The move shows the Swiss-based miner and commodity trader, which was almost brought to its knees just two years ago by the commodity downturn, has lost none of its appetite for acquisitions after paying down debt and deleveraging its balance sheet.
At the end of May, Glencore’s said its agricultural arm had approached Bunge, the US grains company, about a “possible consensual business combination” that could create one of the world’s largest agricultural trading merchants if the sides can reach an agreement.
The $2.55bn bid for Rio Tinto’s Coal & Allied is $100m higher than has been offered by Yancoal, an Australian subsidiary of Yanzhou Coal that has yet to raise the financing for its bid and carries a significant debt burden.
Glencore said it would also buy Mitsubishi Corp’s stakes in the mines for $920m.
Rio Tinto acknowledged that it had received the proposal from Glencore to acquire its Australian subsidiary and said the board and management would give it appropriate consideration before responding.
If Glencore’s offer is accepted it would see the London-listed company take control of a series of mines that produce high-quality thermal coal, most of which is sold under contract to power stations in Japan.
Glencore has a number of neighbouring mines in Australia’s Hunter Valley and Mr Glasenberg has long coveted the assets, in part because of the potential to cut costs.
“The addition of the Coal & Allied assets to our existing portfolio in the Hunter Valley would unlock large-scale mining and operating synergies,” Glencore said in a statement on Friday. The combined portfolio of mines would have production capacity of 81m tonnes of coal.
Glencore said it would mitigate the impact on its balance sheet of the bid for Coal & Allied by selling “no less than $1.5bn” of other assets or by seeking a partner to take a 50 per cent stake in the Rio mines, a tactic it has used in many other deals.
Following its debt crisis, Glencore has promised shareholders that it will keep its net adjusted debt at a ratio of less than 2 times earnings before interest, tax, depreciation and amortisation.
The company now says its balance sheet will be managed so that net debt does not increase above December 2016’s level of S$15.5bn.
Glencore said its offer was “superior” because it was fully funded, unlike Yancoal’s bid. The Chinese coal miner has yet to raise the financing for its $2.4bn deal that was agreed with Rio earlier this year.
“The Glencore proposal is fully funded and is not subject to any funding condition or termination right. By contrast, Yancoal has the right to terminate the Yancoal deal if it is unable to raise the funding, and its funding remains outstanding,” Glencore said in its statement.

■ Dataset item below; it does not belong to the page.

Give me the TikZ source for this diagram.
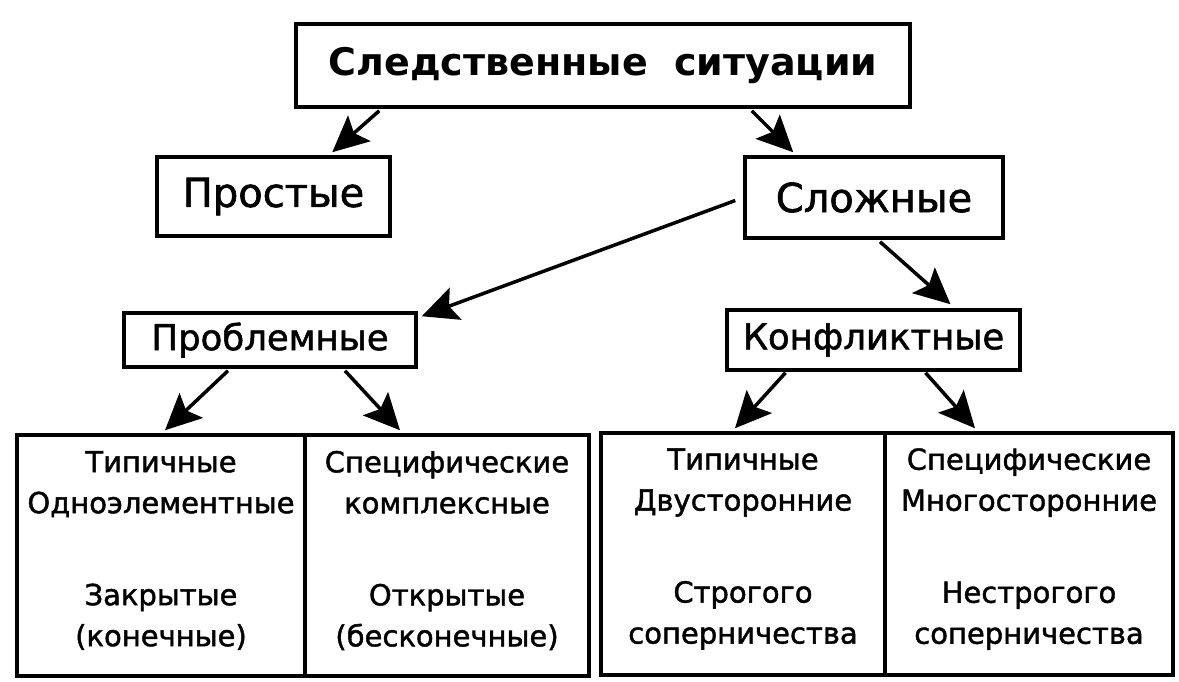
\documentclass[tikz,border=0pt]{standalone}
\usepackage{fontspec}
\setmainfont{DejaVu Sans}
\newfontfamily\medfont{DejaVu Sans}[FakeBold=1.5]
\usetikzlibrary{arrows.meta,calc}
\tikzset{
  box/.style={draw, line width=3.5pt, inner sep=0pt, align=center},
  cell/.style={draw, line width=3.5pt, inner sep=0pt},
  celltext/.style={inner sep=0pt, align=center, font=\medfont\fontsize{29}{41}\selectfont},
  arr/.style={line width=3.5pt, -{Stealth[length=36pt,width=34pt,inset=7pt]}}
}
\begin{document}
\begin{tikzpicture}[x=1pt,y=-1pt]
\useasboundingbox[fill=white] (0,0) rectangle (1179,681);
\node[box, minimum width=614pt, minimum height=83pt, font=\fontsize{38}{44}\selectfont\bfseries] (title) at (603,65.5) {Следственные\ \ ситуации};
\node[box, minimum width=233pt, minimum height=79pt, font=\medfont\fontsize{40}{46}\selectfont] (prost) at (273.5,196.5) {Простые};
\node[box, minimum width=258pt, minimum height=81pt, font=\medfont\fontsize{40}{46}\selectfont] (slozh) at (874,197.5) {Сложные};
\node[box, minimum width=292pt, minimum height=54pt, font=\medfont\fontsize{35.5}{40}\selectfont] (probl) at (270,340) {Проблемные};
\node[box, minimum width=293pt, minimum height=60pt, font=\medfont\fontsize{35.5}{40}\selectfont] (konf) at (873.5,340) {Конфликтные};
\node[cell, minimum width=288pt, minimum height=241pt] (L1) at (161,555.5) {};
\node[cell, minimum width=284pt, minimum height=241pt] (L2) at (447,555.5) {};
\node[cell, minimum width=284pt, minimum height=242pt] (R1) at (743,554) {};
\node[cell, minimum width=288pt, minimum height=242pt] (R2) at (1029,554) {};
\node[celltext] (L1t) at ([yshift=5pt]L1.center) {Типичные\\Одноэлементные\\[51pt]Закрытые\\(конечные)};
\node[celltext] (L2t) at ([yshift=5pt]L2.center) {Специфические\\комплексные\\[51pt]Открытые\\(бесконечные)};
\node[celltext] (R1t) at ([yshift=5pt]R1.center) {Типичные\\Двусторонние\\[51pt]Строгого\\соперничества};
\node[celltext] (R2t) at ([yshift=5pt]R2.center) {Специфические\\Многосторонние\\[51pt]Нестрогого\\соперничества};
\draw[arr] ([xshift=85pt,yshift=-2pt]title.south west) -- ([xshift=177pt,yshift=3pt]prost.north west);
\draw[arr] ([xshift=-160pt,yshift=-2pt]title.south east) -- ([xshift=50pt,yshift=3pt]slozh.north west);
\draw[arr] ([xshift=-8pt,yshift=-3pt]slozh.west) -- ([xshift=4pt,yshift=-5pt]probl.north east);
\draw[arr] ([xshift=6pt,yshift=-2pt]slozh.south) -- ([xshift=77pt,yshift=4pt]konf.north);
\draw[arr] ([xshift=-42pt,yshift=-2pt]probl.south) -- ([xshift=4pt,yshift=3pt]L1.north);
\draw[arr] ([xshift=75pt,yshift=-2pt]probl.south) -- ([xshift=-47pt,yshift=3pt]L2.north);
\draw[arr] ([xshift=-88pt,yshift=-1pt]konf.south) -- ([xshift=-8pt,yshift=3pt]R1.north);
\draw[arr] ([xshift=52pt,yshift=-1pt]konf.south) -- ([xshift=-54pt,yshift=3pt]R2.north);
\end{tikzpicture}
\end{document}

Glencore said its offer would expire in two weeks unless they had a binding agreement with the Anglo-Australian mining group.
That stipulation puts Rio’s chief executive Jean-Sébastien Jacques in a tricky position. He now has two choices: either accept Glencore’s fully funded offer or back a deal with Yancoal, assuming it matches Glencore’s proposal and can raise the cash to fund an increased offer.
Yancoal, which has secured regulatory approval for its bid in Australia, has the right to match Glencore’s counter-offer under the terms of the original sale struck in January.
Thermal coal is burnt in power stations to generate electricity and is one of Glencore’s most important commodities. The price of high-quality coal shipped from the Australian port of Newcastle has risen 50 per cent of the past year to $80 a tonne, after China moved to curb domestic production, a step that tightened the market.